In der Tat: bisher waren die Ehrenamtlichen Richter des Bundesarbeitsgerichts immer nur von DGB-Gewerkschaften vorgeschlagen worden. Und weil „der Lücke“ die Idee gehabt hatte, versuchte der MB es mit meiner Person. Es war die Beständigkeit und die Findigkeit von Stefanie Gehrlein, Juristin beim Bundesverband, die dazu führte, dass die richtige Tür im Bundesministerium für Arbeit und Soziales gefunden und der richtige Zeitpunkt (BAG-Entscheidung zur „Tarifpluralität“) gewählt werden konnte.
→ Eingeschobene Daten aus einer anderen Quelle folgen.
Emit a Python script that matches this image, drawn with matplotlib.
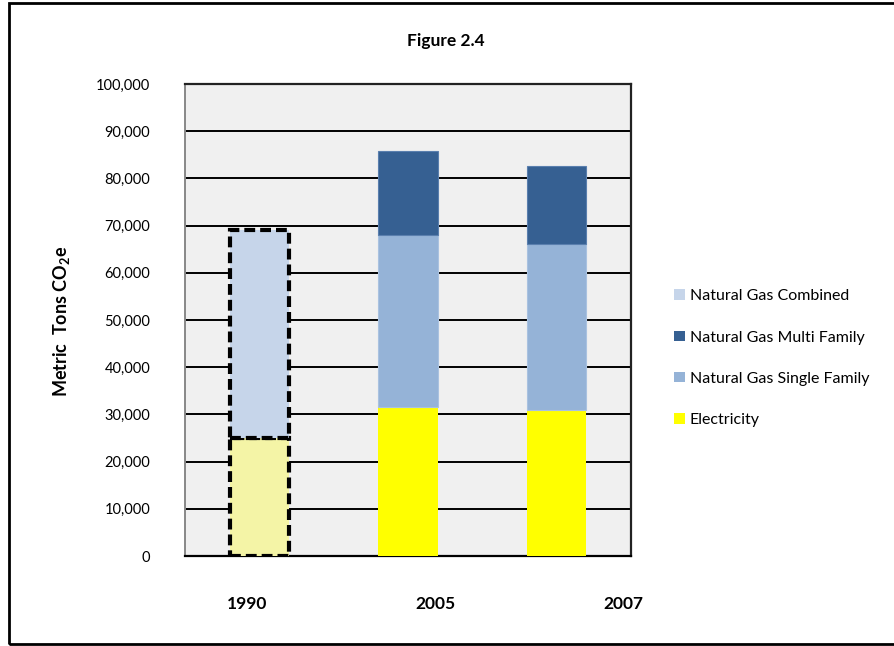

Plötzlich hatte ich meine Ernennung zum „Ehrenamtlichen Richter am Bundesarbeitsgericht“ in Erfurt in den Händen – aus dem Hause von der Leyen.
Was gefällt mir am BAG?
- Die Kollegialität, welche die drei „hauptamtlichen“ Bundesrichter mit uns beiden „Ehrenamtlichen“ pflegen: Unsere Meinung ist gefragt, und gerade wir Vertreter der Arbeitswelt können viel dazu beitragen, dass die Entscheidungen des BAG auch der Alltagsrealität standhalten.
- Die Grundsätzlichkeit der Betrachtungsweise: Es wird keine „Sachermittlung“ des Einzelfalls mehr betrieben, sondern es geht um die grundsätzlichen Rechtsinhalte, um Allgemeingültigkeit von Prinzipien.
- Die Akzeptanz des MB als bedeutende Gewerkschaft: nur diejenigen Gewerkschaften, die in ihrer Branche relevant sind, dürfen überhaupt selbst Menschen als „Ehrenamtliche Richter“ vorschlagen.